Monday, December 31st, 2012

Louvre Presents First Exhibition of Austrian Sculptor Franz Xaver Messerschmidt

January 31, 2011 by  
Filed under Sculpture

PARIS.- For the first time in France, the Louvre presents a monographic exhibition devoted to the Bavarian-born Austrian sculptor Franz Xaver Messerschmidt, active in Vienna and Pressburg (now Bratislava) in the late 18th century. As a court sculptor, Messerschmidt executed portraits of members of the imperial family as well as notable intellectuals of his time, but is most celebrated for his series of violently expressive, bizarre and fascinating “character heads”, whose originality and verve still captivate viewers today.

The exhibition comprises some thirty works, including the head acquired by Louvre in 2005, which is joined by exceptional loans from several German museums, the Belvedere and the Liechtenstein Museum in Vienna, the Metropolitan Museum of Art in New York, the J. Paul Getty Museum in Los Angeles, the Victoria & Albert Museum in London, museums in Budapest and Bratislava, and private collections.

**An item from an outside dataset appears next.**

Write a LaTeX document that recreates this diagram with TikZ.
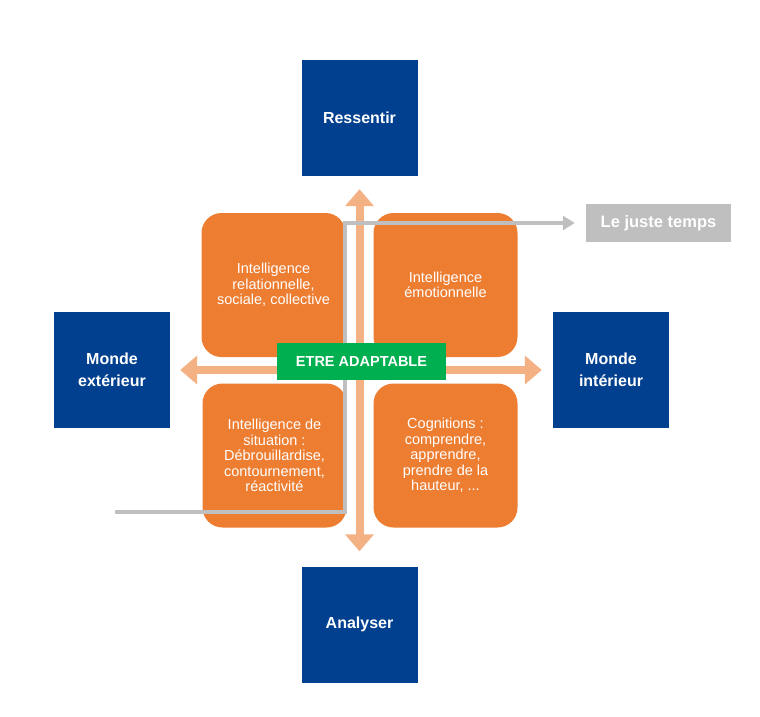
\documentclass[tikz,border=0pt]{standalone}
\usepackage{fontspec}
\setmainfont{Liberation Sans}
\usetikzlibrary{arrows.meta,positioning}
\definecolor{bleu}{HTML}{00408F}
\definecolor{orangefonce}{HTML}{ED7D31}
\definecolor{orangeclair}{HTML}{F4B183}
\definecolor{vert}{HTML}{00B050}
\definecolor{gris}{HTML}{BFBFBF}
\tikzset{
  pole/.style={fill=bleu,text=white,font=\fontsize{16}{22}\selectfont\bfseries,
    minimum width=116pt,minimum height=116pt,inner sep=0pt,align=center},
  quadrant/.style={fill=orangefonce,text=white,rounded corners=20pt,
    minimum width=144pt,minimum height=144pt,inner sep=0pt,align=center,
    font=\fontsize{14.5}{15.5}\selectfont},
  axe/.style={draw=orangeclair,line width=8pt,
    {Triangle[width=28pt,length=17pt]}-{Triangle[width=28pt,length=17pt]}},
  fil/.style={draw=gris,line width=4pt,-{Triangle[width=14pt,length=12pt]}},
}
\begin{document}
\begin{tikzpicture}[x=1pt,y=-1pt]
  \useasboundingbox (0,0) rectangle (760,716);
  \node[pole] (ressentir) at (359.5,118) {Ressentir};
  \node[pole] (analyser) at (359.5,624.5) {Analyser};
  \node[pole] (mondeext) at (112,370) {Monde\\extérieur};
  \node[pole] (mondeint) at (611,370) {Monde\\intérieur};

  \draw[axe,shorten <=13pt,shorten >=15pt] (ressentir) -- (analyser);
  \draw[axe,shorten <=10pt,shorten >=11pt] (mondeext) -- (mondeint);

  \node[quadrant] (relation) at (273.5,285) {Intelligence\\relationnelle,\\sociale, collective};
  \node[quadrant] (emotion) at (445.5,285) {Intelligence\\émotionnelle};
  \node[quadrant] (situation) at (274.5,455.5) {Intelligence de\\situation :\\Débrouillardise,\\contournement,\\réactivité};
  \node[quadrant] (cognition) at (445.5,455.5) {Cognitions :\\comprendre,\\apprendre,\\prendre de la\\hauteur, ...};

  \node[fill=gris,text=white,font=\fontsize{16.5}{18}\selectfont\bfseries,
    minimum width=145pt,minimum height=38pt,inner sep=0pt] (juste) at (658.5,223) {Le juste temps};
  \coordinate (depart) at (115,512);
  \coordinate (coude) at (345,223);
  \draw[fil,shorten >=11pt] (depart) -| (coude) -- (juste.west);

  \node[fill=vert,text=white,font=\fontsize{14.5}{17}\selectfont\bfseries,
    minimum width=169pt,minimum height=37pt,inner sep=0pt] (adaptable) at (361.5,361.5) {ETRE ADAPTABLE};
\end{tikzpicture}
\end{document}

This event is part of a special series this season at the Louvre celebrating the 18th century.

Un scélérat 1771 1783 580x388 Louvre Presents First Exhibition of Austrian Sculptor Franz Xaver Messerschmidt
Un scélérat, 1771-1783. Alliage d’étain et de plomb. H.39; 1.27; pr .26 cm. Vienne, Belvedere © Fotostudio Otto, Vienna.

Apprenticed at the age of ten to his uncle, Johannes Baptist Straub, a renowned sculptor in wood active in Munich, Franz Xaver Messerschmidt moved to Vienna in 1755 and enrolled at the Academy of Fine Arts. Working at the Arsenal, he became proficient in metal sculpting techniques. In 1765, Messerschmidt traveled to Rome for several months, and upon his return executed a series of spectacular portraits of the imperial couple and other major figures of the Viennese court, such as Prince Josef Wenzel I of Liechtenstein.

Appointed as adjunct professor of sculpture at the Academy in 1769, he continued to pursue his illustrious career as a portrait sculptor while teaching, through busts depicting prominent Enlightenment thinkers in Vienna. Messerschmidt’s enthusiastic zeal was cut to the quick when the Academy’s council of professors decided, with the consent of the State Chancellor, to award the coveted title of full professor to another faculty member. Severely discomfited and angered by this failure, which had been grounded in a perception among the authorities and his peers that Messerschmidt was mentally unbalanced, the sculptor left Vienna definitively on May 9, 1775. Following a brief return to his Bavarian roots, Messerschmidt was taken in by his brother in Pressburg (today Bratislava), at that time the Hungarian capital. There he worked exclusively on the series of busts he had begun in Vienna, known since the artist’s death as “character heads”, which were produced without commissions. Sculpted in metal (using alloys composed largely of tin and/or lead) and in alabaster, these heads convey the expressiveness of a master sculptor keen to depict the torments of the soul in all their extreme emotional variety.